Pilot salaries are from Step 1 to 30. A third year FO getting upgraded goes from level 3 up 12 steps to level 15. Logically one would then surmise that a DEC should come in at Step 13, as if he came in at Step 1 and a day later jumped 12 steps. Do the math on the figures on the employment site and this will be evident. Step 13 is exactly what they advertise less 85 flying hours. (As an aside, it is worth noting that 85 block hours a month, as advertised, is 1020 a year. That is the expectation of us all and should ring bells with prospective pilots looking at the type of flying on the A330 and B777 while factoring in life in Dubai in general)

Everyone seems to assume the salary for a DEC would be lower than existing captains and would fit into some equitable schedule. In fact this used to be the case, for many years the salary scale was transparently published with explanatory notes. Shortly before the initial large DEC intake this quietly disappeared taking the published system with it.

However, if the company needs DEC’s enough there is nothing to stop them employing at, say, level 20. If an FO employed on Step 1, finally gets his upgrade after 4 years of being here he will jump to level 17. However the upgraded FO will forever be behind on salary even though he did his RHS time, is senior and is also now a captain.
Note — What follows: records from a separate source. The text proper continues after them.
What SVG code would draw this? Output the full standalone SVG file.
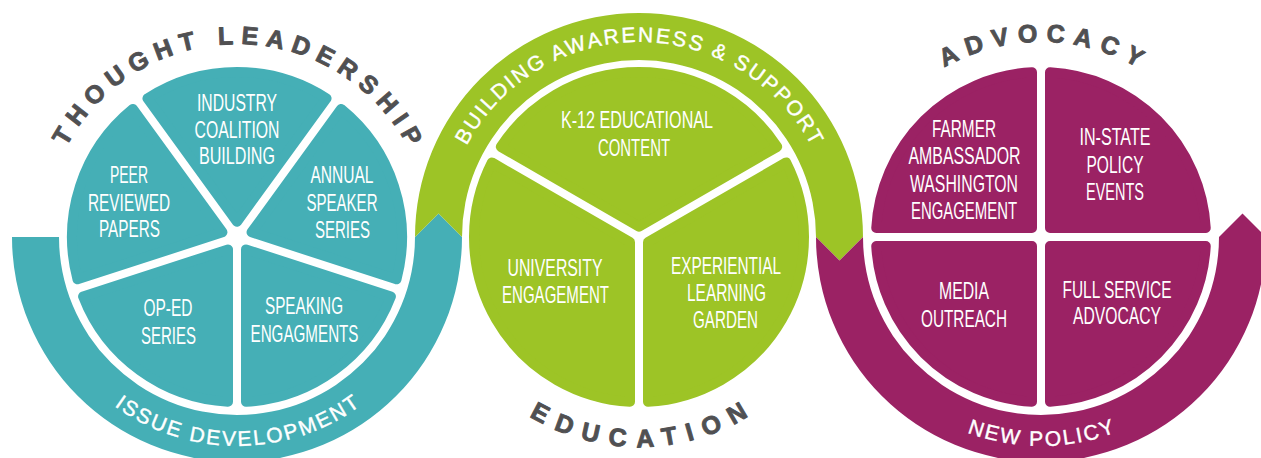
<svg xmlns="http://www.w3.org/2000/svg" xmlns:xlink="http://www.w3.org/1999/xlink" width="1261" height="458" viewBox="0 0 1261 458">
<style>
.tealf{fill:#45AFB6}
.greenf{fill:#9DC426}
.magf{fill:#9B2264}
.seg-t{fill:#45AFB6;stroke:#45AFB6;stroke-width:10;stroke-linejoin:round}
.seg-g{fill:#9DC426;stroke:#9DC426;stroke-width:10;stroke-linejoin:round}
.seg-m{fill:#9B2264;stroke:#9B2264;stroke-width:10;stroke-linejoin:round}
.lbl{font-family:"Liberation Sans",Arial,sans-serif;font-size:24px;fill:#ffffff;text-anchor:middle}
.title{font-family:"Liberation Sans",Arial,sans-serif;font-size:25px;font-weight:bold;fill:#505052;stroke:#505052;stroke-width:0.9px;stroke-linejoin:round;text-anchor:middle}
.band{font-family:"Liberation Sans",Arial,sans-serif;font-size:21px;fill:#ffffff;stroke:#ffffff;stroke-width:0.4px;text-anchor:middle;letter-spacing:2.2px}
</style>
<defs>
<path id="pTL" d="M 44 237 A 193 193 0 0 1 430 237"/>
<path id="pADV" d="M 846 237 A 195 195 0 0 1 1236 237"/>
<path id="pBA" d="M 444 237 A 195 195 0 0 1 834 237"/>
<path id="pID" d="M 28 237 A 209 209 0 0 0 446 237"/>
<path id="pED" d="M 429 237 A 210 210 0 0 0 849 237"/>
<path id="pNP" d="M 832 237 A 209 209 0 0 0 1250 237"/>
</defs>

<g id="connectors">
<g id="band-issue-development">
<path class="tealf" d="M 12 237 A 225 225 0 0 0 462 237 L 438.5 213.5 L 415 237 A 178 178 0 0 1 59 237 Z"/>
<text class="band"><textPath xlink:href="#pID" href="#pID" startOffset="329.5">ISSUE DEVELOPMENT</textPath></text>
</g>
<g id="band-building-awareness">
<path class="greenf" d="M 415 237 L 438.5 213.5 L 462 237 A 177 177 0 0 1 816 237 L 839.5 260.5 L 863 237 A 224 224 0 0 0 415 237 Z"/>
<text class="band"><textPath xlink:href="#pBA" href="#pBA" startOffset="307.4">BUILDING AWARENESS &amp; SUPPORT</textPath></text>
</g>
<g id="band-new-policy">
<path class="magf" d="M 816 237 L 839.5 260.5 L 863 237 A 178 178 0 0 0 1219 237 L 1242.5 213.5 L 1266 237 A 225 225 0 0 1 816 237 Z"/>
<text class="band"><textPath xlink:href="#pNP" href="#pNP" startOffset="329.5">NEW POLICY</textPath></text>
</g>
</g>

<g id="title-thought-leadership">
<text class="title" style="letter-spacing:7.5px"><textPath xlink:href="#pTL" href="#pTL" startOffset="306.9">THOUGHT LEADERSHIP</textPath></text>
</g>
<g id="title-education">
<text class="title" style="letter-spacing:10.5px"><textPath xlink:href="#pED" href="#pED" startOffset="335">EDUCATION</textPath></text>
</g>
<g id="title-advocacy">
<text class="title" style="letter-spacing:8.5px"><textPath xlink:href="#pADV" href="#pADV" startOffset="310.5">ADVOCACY</textPath></text>
</g>

<!-- Thought leadership pie -->
<g id="industry-coalition-building">
<path class="seg-t" d="M 237 221.69 L 147.44 98.42 A 165 165 0 0 1 326.56 98.42 Z"/>
<text class="lbl" x="237" y="111" textLength="80" lengthAdjust="spacingAndGlyphs">INDUSTRY</text>
<text class="lbl" x="237" y="138" textLength="85" lengthAdjust="spacingAndGlyphs">COALITION</text>
<text class="lbl" x="237" y="164" textLength="76" lengthAdjust="spacingAndGlyphs">BUILDING</text>
</g>
<g id="annual-speaker-series">
<path class="seg-t" d="M 251.56 232.27 L 341.12 109 A 165 165 0 0 1 396.47 279.35 Z"/>
<text class="lbl" x="342" y="183" textLength="63" lengthAdjust="spacingAndGlyphs">ANNUAL</text>
<text class="lbl" x="342" y="211" textLength="71" lengthAdjust="spacingAndGlyphs">SPEAKER</text>
<text class="lbl" x="342.5" y="238" textLength="55" lengthAdjust="spacingAndGlyphs">SERIES</text>
</g>
<g id="speaking-engagments">
<path class="seg-t" d="M 246 249.39 L 390.91 296.47 A 165 165 0 0 1 246 401.75 Z"/>
<text class="lbl" x="304" y="314" textLength="78" lengthAdjust="spacingAndGlyphs">SPEAKING</text>
<text class="lbl" x="304.5" y="342" textLength="108" lengthAdjust="spacingAndGlyphs">ENGAGMENTS</text>
</g>
<g id="op-ed-series">
<path class="seg-t" d="M 228 249.39 L 228 401.75 A 165 165 0 0 1 83.09 296.47 Z"/>
<text class="lbl" x="168" y="316" textLength="49" lengthAdjust="spacingAndGlyphs">OP-ED</text>
<text class="lbl" x="168.5" y="344" textLength="55" lengthAdjust="spacingAndGlyphs">SERIES</text>
</g>
<g id="peer-reviewed-papers">
<path class="seg-t" d="M 222.44 232.27 L 77.53 279.35 A 165 165 0 0 1 132.88 109 Z"/>
<text class="lbl" x="129" y="183" textLength="38" lengthAdjust="spacingAndGlyphs">PEER</text>
<text class="lbl" x="129" y="211" textLength="82" lengthAdjust="spacingAndGlyphs">REVIEWED</text>
<text class="lbl" x="129.5" y="237" textLength="61" lengthAdjust="spacingAndGlyphs">PAPERS</text>
</g>

<!-- Education pie -->
<g id="k12-educational-content">
<path class="seg-g" d="M 639 226.61 L 500.82 146.83 A 165 165 0 0 1 777.18 146.83 Z"/>
<text class="lbl" x="637" y="128" textLength="152" lengthAdjust="spacingAndGlyphs">K-12 EDUCATIONAL</text>
<text class="lbl" x="634" y="156" textLength="72" lengthAdjust="spacingAndGlyphs">CONTENT</text>
</g>
<g id="experiential-learning-garden">
<path class="seg-g" d="M 648 242.2 L 786.18 162.42 A 165 165 0 0 1 648 401.75 Z"/>
<text class="lbl" x="726" y="274" textLength="110" lengthAdjust="spacingAndGlyphs">EXPERIENTIAL</text>
<text class="lbl" x="726.5" y="301" textLength="79" lengthAdjust="spacingAndGlyphs">LEARNING</text>
<text class="lbl" x="725.5" y="328" textLength="65" lengthAdjust="spacingAndGlyphs">GARDEN</text>
</g>
<g id="university-engagement">
<path class="seg-g" d="M 630 242.2 L 630 401.75 A 165 165 0 0 1 491.82 162.42 Z"/>
<text class="lbl" x="555" y="276" textLength="95" lengthAdjust="spacingAndGlyphs">UNIVERSITY</text>
<text class="lbl" x="555.5" y="303" textLength="107" lengthAdjust="spacingAndGlyphs">ENGAGEMENT</text>
</g>

<!-- Advocacy pie -->
<g id="farmer-ambassador">
<path class="seg-m" d="M 1032 228 L 876.25 228 A 165 165 0 0 1 1032 72.25 Z"/>
<text class="lbl" x="964" y="137" textLength="64" lengthAdjust="spacingAndGlyphs">FARMER</text>
<text class="lbl" x="964.5" y="164" textLength="112" lengthAdjust="spacingAndGlyphs">AMBASSADOR</text>
<text class="lbl" x="964" y="192" textLength="108" lengthAdjust="spacingAndGlyphs">WASHINGTON</text>
<text class="lbl" x="964" y="219" textLength="106" lengthAdjust="spacingAndGlyphs">ENGAGEMENT</text>
</g>
<g id="in-state-policy-events">
<path class="seg-m" d="M 1050 228 L 1050 72.25 A 165 165 0 0 1 1205.75 228 Z"/>
<text class="lbl" x="1115" y="145" textLength="71" lengthAdjust="spacingAndGlyphs">IN-STATE</text>
<text class="lbl" x="1115" y="173" textLength="57" lengthAdjust="spacingAndGlyphs">POLICY</text>
<text class="lbl" x="1115" y="200" textLength="58" lengthAdjust="spacingAndGlyphs">EVENTS</text>
</g>
<g id="full-service-advocacy">
<path class="seg-m" d="M 1050 246 L 1205.75 246 A 165 165 0 0 1 1050 401.75 Z"/>
<text class="lbl" x="1117" y="298" textLength="109" lengthAdjust="spacingAndGlyphs">FULL SERVICE</text>
<text class="lbl" x="1117" y="324" textLength="88" lengthAdjust="spacingAndGlyphs">ADVOCACY</text>
</g>
<g id="media-outreach">
<path class="seg-m" d="M 1032 246 L 1032 401.75 A 165 165 0 0 1 876.25 246 Z"/>
<text class="lbl" x="964" y="299" textLength="50" lengthAdjust="spacingAndGlyphs">MEDIA</text>
<text class="lbl" x="964" y="327" textLength="86" lengthAdjust="spacingAndGlyphs">OUTREACH</text>
</g>
</svg>
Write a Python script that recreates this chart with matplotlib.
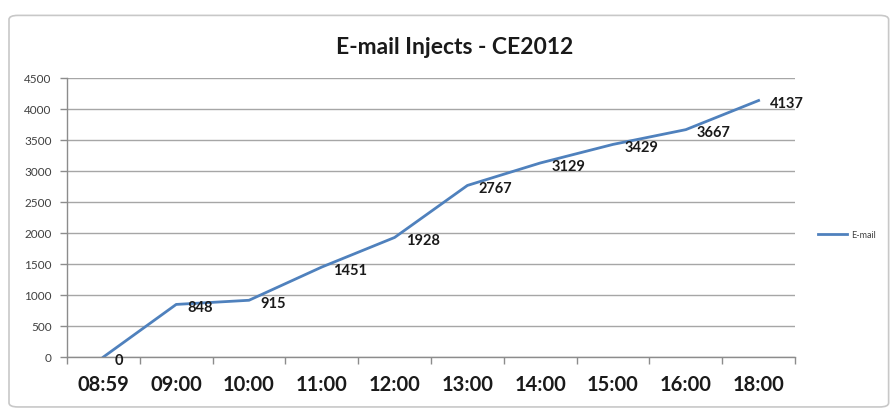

The question has never been whether they will take DEC’s and lamenting the injustices of being held back. No - the question should be “What will they be paid?” and “When I make it to Captain after swallowing the bitter pill of “operational or training need” will I be the same or better off than the DEC?”

Those are the real questions I would be asking. And openly publishing that the ultimate outcome will be kept in an equitable financial order would be the right and sensible thing to do.